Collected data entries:

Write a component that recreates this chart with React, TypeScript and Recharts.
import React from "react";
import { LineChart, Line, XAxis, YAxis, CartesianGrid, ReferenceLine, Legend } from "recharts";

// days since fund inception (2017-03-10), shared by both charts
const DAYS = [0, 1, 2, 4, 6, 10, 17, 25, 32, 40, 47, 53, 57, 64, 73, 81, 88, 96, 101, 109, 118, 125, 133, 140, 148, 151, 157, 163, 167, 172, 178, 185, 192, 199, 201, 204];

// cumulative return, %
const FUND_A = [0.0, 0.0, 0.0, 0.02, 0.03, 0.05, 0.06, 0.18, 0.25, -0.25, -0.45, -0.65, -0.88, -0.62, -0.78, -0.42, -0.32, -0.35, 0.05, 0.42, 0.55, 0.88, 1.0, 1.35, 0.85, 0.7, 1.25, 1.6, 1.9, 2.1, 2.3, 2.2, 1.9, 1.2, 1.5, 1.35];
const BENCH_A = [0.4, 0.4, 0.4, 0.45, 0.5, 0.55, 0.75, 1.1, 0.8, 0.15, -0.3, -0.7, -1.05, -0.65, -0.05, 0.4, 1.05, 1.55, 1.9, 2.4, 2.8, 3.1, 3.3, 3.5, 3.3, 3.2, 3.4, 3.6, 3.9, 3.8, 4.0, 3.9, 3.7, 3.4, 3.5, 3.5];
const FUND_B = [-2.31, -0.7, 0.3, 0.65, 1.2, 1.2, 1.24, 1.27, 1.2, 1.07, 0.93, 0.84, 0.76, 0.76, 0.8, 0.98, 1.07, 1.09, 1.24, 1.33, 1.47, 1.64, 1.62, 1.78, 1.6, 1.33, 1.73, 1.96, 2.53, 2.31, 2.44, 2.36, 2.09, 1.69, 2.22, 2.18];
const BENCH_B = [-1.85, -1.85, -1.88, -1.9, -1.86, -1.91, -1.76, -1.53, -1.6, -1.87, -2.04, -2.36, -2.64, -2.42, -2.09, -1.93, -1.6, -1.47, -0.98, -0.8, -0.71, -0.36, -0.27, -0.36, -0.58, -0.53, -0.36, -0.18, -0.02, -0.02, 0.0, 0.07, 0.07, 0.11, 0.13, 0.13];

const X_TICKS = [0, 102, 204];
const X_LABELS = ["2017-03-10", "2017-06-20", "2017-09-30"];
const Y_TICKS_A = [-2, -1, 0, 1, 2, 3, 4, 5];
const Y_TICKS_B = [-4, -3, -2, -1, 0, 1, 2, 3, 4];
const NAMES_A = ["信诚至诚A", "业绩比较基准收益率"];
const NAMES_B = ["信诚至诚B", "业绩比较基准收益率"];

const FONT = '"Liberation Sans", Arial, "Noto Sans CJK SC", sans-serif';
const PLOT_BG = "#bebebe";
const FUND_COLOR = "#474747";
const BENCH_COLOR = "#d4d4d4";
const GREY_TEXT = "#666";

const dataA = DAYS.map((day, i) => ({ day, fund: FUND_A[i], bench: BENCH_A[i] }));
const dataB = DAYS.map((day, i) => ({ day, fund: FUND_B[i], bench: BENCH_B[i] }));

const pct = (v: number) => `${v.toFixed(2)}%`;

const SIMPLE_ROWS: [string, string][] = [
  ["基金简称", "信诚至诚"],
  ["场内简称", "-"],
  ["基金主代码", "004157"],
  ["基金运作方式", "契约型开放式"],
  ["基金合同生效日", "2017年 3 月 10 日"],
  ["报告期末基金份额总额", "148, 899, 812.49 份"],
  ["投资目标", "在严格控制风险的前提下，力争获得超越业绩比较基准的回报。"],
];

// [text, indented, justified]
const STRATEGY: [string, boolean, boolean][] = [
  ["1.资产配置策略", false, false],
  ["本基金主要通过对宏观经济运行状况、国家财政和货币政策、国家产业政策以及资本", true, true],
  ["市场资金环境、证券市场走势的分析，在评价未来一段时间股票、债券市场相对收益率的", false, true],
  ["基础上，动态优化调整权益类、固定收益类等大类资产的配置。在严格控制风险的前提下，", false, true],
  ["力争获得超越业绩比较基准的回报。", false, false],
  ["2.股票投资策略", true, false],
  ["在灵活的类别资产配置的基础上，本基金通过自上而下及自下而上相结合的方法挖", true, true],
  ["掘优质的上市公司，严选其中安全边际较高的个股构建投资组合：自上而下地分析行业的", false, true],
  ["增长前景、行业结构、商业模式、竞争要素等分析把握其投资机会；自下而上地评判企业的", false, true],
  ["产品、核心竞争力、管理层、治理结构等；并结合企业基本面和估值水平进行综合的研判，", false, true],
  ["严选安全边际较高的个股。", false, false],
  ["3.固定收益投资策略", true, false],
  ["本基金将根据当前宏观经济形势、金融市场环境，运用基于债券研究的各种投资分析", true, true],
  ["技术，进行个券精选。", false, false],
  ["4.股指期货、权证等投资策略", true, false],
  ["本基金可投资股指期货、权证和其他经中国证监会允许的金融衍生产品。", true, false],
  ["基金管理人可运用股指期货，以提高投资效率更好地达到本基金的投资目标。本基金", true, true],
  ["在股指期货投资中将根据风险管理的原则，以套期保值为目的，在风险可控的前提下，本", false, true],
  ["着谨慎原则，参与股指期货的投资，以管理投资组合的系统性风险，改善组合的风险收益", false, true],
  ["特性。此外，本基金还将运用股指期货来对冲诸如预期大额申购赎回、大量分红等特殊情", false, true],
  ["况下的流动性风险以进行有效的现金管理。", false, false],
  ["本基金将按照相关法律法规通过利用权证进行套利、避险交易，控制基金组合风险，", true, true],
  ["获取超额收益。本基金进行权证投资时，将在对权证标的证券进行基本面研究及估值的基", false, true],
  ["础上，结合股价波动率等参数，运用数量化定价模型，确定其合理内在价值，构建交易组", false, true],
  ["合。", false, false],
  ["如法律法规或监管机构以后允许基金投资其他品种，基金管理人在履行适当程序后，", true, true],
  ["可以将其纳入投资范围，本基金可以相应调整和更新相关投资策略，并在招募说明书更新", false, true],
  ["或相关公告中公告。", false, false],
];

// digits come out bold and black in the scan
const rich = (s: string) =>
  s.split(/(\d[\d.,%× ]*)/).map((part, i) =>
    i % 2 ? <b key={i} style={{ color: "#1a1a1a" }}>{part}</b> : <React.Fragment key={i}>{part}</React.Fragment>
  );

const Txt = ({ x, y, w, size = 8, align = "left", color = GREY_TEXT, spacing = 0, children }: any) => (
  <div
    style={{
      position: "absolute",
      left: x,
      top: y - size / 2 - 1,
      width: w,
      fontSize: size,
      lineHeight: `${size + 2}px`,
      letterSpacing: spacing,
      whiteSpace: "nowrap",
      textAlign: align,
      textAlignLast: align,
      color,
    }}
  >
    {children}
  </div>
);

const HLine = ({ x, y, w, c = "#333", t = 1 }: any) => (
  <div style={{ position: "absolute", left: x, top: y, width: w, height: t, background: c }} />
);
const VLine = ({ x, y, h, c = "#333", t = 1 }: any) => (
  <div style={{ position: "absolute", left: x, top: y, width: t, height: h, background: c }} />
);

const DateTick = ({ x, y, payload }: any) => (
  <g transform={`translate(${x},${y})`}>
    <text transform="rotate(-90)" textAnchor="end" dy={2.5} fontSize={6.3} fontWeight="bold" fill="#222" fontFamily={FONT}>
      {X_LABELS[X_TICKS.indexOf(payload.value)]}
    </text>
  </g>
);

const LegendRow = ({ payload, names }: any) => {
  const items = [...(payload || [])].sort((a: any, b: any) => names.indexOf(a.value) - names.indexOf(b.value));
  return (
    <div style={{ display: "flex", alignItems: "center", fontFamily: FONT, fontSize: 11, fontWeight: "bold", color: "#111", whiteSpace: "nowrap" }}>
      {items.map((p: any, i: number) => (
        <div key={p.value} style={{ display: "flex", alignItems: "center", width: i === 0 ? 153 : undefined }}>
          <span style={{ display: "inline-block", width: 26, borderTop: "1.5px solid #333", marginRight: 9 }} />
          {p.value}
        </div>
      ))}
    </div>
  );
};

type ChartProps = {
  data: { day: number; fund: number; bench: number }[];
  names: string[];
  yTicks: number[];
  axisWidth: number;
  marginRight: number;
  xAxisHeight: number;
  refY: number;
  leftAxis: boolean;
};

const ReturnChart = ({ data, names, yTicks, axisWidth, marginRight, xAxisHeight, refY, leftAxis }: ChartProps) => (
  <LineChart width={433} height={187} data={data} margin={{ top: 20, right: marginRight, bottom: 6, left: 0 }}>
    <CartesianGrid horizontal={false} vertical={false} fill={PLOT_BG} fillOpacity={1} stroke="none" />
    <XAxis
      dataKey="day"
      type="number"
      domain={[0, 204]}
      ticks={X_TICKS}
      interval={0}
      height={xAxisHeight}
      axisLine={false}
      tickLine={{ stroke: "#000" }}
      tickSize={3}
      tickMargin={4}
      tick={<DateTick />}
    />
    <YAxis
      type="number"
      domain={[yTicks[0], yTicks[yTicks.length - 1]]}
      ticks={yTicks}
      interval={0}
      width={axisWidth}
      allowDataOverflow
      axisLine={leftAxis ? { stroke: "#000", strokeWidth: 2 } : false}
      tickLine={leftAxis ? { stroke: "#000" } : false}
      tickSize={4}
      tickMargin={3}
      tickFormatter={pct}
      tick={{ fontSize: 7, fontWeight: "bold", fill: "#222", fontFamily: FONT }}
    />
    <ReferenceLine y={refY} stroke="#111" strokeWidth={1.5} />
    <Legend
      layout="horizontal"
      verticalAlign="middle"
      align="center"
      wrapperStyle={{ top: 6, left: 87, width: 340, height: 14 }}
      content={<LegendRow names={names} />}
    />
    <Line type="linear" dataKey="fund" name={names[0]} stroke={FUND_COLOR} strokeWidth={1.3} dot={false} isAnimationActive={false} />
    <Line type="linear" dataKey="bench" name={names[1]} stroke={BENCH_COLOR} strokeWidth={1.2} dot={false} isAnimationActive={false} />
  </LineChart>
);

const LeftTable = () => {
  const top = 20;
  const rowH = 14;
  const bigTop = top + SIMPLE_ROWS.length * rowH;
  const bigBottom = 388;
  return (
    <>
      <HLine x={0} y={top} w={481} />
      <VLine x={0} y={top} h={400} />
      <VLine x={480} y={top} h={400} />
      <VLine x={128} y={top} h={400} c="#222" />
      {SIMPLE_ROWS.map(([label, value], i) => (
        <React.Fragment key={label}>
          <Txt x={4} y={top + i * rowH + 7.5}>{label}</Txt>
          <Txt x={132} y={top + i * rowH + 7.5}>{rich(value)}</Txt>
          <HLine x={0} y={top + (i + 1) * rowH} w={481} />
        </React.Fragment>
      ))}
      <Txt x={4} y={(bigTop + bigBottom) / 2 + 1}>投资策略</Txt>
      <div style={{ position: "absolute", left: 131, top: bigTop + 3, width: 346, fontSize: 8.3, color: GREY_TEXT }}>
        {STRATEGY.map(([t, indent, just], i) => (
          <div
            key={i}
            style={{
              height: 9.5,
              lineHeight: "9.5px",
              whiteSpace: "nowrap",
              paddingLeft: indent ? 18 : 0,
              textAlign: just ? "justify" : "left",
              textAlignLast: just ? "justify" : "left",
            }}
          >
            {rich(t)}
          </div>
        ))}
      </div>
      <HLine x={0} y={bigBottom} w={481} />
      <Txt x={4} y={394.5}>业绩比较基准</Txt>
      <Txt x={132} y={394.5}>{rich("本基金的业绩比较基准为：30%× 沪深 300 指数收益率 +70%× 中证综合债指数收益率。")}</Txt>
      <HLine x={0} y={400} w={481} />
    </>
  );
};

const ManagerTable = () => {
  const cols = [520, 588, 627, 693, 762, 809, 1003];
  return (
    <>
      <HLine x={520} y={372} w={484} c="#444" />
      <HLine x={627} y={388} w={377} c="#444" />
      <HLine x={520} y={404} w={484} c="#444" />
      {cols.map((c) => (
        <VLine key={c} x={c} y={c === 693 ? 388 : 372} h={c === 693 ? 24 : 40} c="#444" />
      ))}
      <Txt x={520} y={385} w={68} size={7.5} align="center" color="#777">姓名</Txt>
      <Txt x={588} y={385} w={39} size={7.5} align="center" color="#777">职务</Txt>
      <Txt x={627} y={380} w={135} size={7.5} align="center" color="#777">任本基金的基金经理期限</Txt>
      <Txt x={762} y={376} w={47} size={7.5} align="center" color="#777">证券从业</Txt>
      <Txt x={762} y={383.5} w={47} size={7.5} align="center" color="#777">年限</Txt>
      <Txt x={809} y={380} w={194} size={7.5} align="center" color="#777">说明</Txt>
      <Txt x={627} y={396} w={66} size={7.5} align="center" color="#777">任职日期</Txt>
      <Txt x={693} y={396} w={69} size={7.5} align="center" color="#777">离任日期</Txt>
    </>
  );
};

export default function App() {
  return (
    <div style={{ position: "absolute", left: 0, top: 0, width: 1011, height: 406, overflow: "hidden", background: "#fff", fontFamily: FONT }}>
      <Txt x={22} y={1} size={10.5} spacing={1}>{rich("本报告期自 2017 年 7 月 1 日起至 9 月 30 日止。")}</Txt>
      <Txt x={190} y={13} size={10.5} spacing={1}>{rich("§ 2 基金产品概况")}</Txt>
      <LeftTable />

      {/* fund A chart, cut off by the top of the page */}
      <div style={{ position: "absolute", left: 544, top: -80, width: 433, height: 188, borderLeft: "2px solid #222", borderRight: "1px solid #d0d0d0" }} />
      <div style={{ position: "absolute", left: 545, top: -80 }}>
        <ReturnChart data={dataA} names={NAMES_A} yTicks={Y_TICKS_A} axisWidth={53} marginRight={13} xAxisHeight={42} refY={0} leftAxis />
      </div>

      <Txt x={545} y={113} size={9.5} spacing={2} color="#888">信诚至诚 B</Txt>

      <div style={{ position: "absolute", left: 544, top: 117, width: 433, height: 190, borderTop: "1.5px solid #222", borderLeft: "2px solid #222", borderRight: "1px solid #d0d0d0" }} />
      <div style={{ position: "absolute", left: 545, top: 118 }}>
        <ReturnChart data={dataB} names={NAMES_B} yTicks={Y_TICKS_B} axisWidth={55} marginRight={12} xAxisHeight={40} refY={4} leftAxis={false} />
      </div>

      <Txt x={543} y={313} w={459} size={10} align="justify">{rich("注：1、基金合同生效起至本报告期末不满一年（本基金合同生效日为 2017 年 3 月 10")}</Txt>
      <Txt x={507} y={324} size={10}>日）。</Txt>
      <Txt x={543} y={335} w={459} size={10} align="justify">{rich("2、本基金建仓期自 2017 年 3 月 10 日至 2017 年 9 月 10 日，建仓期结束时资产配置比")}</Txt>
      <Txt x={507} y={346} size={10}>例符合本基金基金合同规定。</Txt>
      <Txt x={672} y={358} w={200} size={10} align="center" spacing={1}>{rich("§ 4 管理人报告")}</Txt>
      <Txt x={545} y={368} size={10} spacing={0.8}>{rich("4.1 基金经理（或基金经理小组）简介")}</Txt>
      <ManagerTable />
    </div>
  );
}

---

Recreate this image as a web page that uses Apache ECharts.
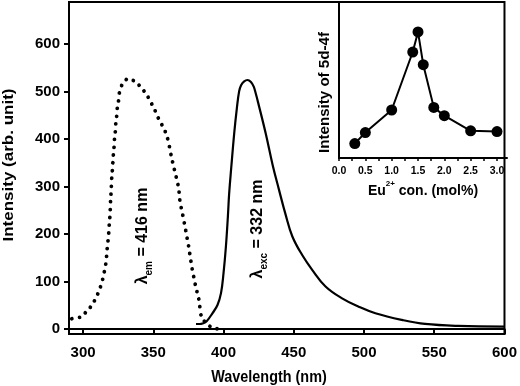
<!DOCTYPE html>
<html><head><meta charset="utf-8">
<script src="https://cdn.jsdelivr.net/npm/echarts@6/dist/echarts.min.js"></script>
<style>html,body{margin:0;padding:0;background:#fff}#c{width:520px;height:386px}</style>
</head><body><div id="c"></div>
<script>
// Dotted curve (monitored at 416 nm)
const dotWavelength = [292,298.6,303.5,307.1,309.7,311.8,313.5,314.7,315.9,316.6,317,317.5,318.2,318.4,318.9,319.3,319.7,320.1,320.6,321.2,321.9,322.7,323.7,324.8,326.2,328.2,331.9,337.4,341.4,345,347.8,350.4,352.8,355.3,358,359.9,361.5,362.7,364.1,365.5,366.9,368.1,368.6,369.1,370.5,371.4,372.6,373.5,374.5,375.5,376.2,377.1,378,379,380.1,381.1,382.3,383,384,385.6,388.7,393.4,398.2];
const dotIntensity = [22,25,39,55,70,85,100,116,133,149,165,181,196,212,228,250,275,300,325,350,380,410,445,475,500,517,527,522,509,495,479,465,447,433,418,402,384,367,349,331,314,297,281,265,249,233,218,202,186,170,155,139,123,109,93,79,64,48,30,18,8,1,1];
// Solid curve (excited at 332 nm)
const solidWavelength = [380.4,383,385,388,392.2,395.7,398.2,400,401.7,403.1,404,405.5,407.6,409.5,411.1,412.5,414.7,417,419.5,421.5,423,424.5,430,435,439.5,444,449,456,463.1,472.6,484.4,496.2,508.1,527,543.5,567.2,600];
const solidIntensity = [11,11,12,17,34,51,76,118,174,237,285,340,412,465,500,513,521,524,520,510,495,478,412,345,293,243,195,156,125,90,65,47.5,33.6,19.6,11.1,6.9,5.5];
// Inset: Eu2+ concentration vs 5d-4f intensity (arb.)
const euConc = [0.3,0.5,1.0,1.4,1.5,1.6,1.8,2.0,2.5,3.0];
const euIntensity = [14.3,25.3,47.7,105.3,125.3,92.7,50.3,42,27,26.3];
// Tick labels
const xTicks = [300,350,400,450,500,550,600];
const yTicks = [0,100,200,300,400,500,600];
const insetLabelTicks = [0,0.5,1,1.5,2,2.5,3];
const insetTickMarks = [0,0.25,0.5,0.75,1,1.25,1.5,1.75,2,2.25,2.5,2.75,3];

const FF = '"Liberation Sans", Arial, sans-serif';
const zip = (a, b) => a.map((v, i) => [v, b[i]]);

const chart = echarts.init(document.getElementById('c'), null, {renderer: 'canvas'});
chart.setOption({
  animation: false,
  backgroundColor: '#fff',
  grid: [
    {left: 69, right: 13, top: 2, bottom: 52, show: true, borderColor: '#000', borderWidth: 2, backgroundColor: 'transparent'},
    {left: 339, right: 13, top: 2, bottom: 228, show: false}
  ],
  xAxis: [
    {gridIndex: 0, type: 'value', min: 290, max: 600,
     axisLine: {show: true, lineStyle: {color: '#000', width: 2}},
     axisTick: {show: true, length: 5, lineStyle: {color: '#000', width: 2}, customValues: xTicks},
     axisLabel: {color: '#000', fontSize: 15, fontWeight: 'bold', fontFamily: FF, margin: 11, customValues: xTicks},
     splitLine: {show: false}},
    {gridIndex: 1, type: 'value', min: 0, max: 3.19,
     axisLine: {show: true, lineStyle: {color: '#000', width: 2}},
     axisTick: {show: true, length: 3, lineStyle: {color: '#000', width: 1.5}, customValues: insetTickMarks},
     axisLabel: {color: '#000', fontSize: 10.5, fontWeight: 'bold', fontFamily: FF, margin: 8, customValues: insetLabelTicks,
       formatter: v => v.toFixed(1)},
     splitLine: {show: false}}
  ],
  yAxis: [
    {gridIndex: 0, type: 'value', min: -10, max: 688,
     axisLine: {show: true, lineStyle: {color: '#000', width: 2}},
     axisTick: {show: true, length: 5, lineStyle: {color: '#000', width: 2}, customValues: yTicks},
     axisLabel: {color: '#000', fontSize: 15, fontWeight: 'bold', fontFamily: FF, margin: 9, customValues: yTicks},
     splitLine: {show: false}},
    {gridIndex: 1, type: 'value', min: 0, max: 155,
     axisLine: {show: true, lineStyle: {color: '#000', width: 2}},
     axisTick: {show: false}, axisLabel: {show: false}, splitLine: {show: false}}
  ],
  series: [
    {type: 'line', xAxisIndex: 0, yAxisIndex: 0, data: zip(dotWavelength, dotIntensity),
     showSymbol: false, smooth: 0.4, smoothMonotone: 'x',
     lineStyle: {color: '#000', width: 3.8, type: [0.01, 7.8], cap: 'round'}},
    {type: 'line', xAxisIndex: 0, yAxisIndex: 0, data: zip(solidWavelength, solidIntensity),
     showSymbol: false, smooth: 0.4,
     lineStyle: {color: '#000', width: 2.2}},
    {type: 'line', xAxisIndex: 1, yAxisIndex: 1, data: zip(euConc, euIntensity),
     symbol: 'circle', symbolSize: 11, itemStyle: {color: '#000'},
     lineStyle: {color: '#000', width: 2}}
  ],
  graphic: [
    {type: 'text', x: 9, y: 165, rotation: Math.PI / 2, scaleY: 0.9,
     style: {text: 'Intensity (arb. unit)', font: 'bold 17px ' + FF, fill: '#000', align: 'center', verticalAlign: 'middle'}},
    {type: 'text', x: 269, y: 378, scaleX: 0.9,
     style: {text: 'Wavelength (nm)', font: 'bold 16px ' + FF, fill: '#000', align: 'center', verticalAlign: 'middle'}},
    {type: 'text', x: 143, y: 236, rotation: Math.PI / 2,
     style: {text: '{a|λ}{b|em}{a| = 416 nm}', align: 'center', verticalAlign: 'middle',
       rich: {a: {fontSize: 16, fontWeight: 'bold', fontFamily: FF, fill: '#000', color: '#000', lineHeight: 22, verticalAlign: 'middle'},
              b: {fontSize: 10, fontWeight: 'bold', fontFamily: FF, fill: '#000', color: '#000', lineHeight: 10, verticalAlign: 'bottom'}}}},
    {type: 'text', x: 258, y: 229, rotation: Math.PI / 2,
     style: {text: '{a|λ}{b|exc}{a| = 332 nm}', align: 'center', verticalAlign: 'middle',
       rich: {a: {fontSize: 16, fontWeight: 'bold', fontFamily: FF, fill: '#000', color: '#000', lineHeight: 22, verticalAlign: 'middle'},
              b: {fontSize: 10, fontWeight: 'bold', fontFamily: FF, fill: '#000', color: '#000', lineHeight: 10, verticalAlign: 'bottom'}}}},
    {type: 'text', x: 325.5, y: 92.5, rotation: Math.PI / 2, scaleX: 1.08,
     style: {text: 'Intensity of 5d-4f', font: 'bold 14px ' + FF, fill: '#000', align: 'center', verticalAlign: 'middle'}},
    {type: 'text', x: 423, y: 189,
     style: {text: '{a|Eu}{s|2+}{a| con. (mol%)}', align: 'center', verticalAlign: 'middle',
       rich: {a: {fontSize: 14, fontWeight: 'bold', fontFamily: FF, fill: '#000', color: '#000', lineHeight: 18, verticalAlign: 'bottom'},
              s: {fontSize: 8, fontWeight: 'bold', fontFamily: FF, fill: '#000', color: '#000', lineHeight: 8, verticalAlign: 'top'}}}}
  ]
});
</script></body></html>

Task goal:
Reproduce exactly the run of lines beginning with the one that contains "Recreate this image" and ending with the one that contains "const zip = (a, b)". Do not include pictures.

Reply:
Recreate this image as a web page that uses Apache ECharts.
<!DOCTYPE html>
<html><head><meta charset="utf-8">
<script src="https://cdn.jsdelivr.net/npm/echarts@6/dist/echarts.min.js"></script>
<style>html,body{margin:0;padding:0;background:#fff}#c{width:520px;height:386px}</style>
</head><body><div id="c"></div>
<script>
// Dotted curve (monitored at 416 nm)
const dotWavelength = [292,298.6,303.5,307.1,309.7,311.8,313.5,314.7,315.9,316.6,317,317.5,318.2,318.4,318.9,319.3,319.7,320.1,320.6,321.2,321.9,322.7,323.7,324.8,326.2,328.2,331.9,337.4,341.4,345,347.8,350.4,352.8,355.3,358,359.9,361.5,362.7,364.1,365.5,366.9,368.1,368.6,369.1,370.5,371.4,372.6,373.5,374.5,375.5,376.2,377.1,378,379,380.1,381.1,382.3,383,384,385.6,388.7,393.4,398.2];
const dotIntensity = [22,25,39,55,70,85,100,116,133,149,165,181,196,212,228,250,275,300,325,350,380,410,445,475,500,517,527,522,509,495,479,465,447,433,418,402,384,367,349,331,314,297,281,265,249,233,218,202,186,170,155,139,123,109,93,79,64,48,30,18,8,1,1];
// Solid curve (excited at 332 nm)
const solidWavelength = [380.4,383,385,388,392.2,395.7,398.2,400,401.7,403.1,404,405.5,407.6,409.5,411.1,412.5,414.7,417,419.5,421.5,423,424.5,430,435,439.5,444,449,456,463.1,472.6,484.4,496.2,508.1,527,543.5,567.2,600];
const solidIntensity = [11,11,12,17,34,51,76,118,174,237,285,340,412,465,500,513,521,524,520,510,495,478,412,345,293,243,195,156,125,90,65,47.5,33.6,19.6,11.1,6.9,5.5];
// Inset: Eu2+ concentration vs 5d-4f intensity (arb.)
const euConc = [0.3,0.5,1.0,1.4,1.5,1.6,1.8,2.0,2.5,3.0];
const euIntensity = [14.3,25.3,47.7,105.3,125.3,92.7,50.3,42,27,26.3];
// Tick labels
const xTicks = [300,350,400,450,500,550,600];
const yTicks = [0,100,200,300,400,500,600];
const insetLabelTicks = [0,0.5,1,1.5,2,2.5,3];
const insetTickMarks = [0,0.25,0.5,0.75,1,1.25,1.5,1.75,2,2.25,2.5,2.75,3];

const FF = '"Liberation Sans", Arial, sans-serif';
const zip = (a, b) => a.map((v, i) => [v, b[i]]);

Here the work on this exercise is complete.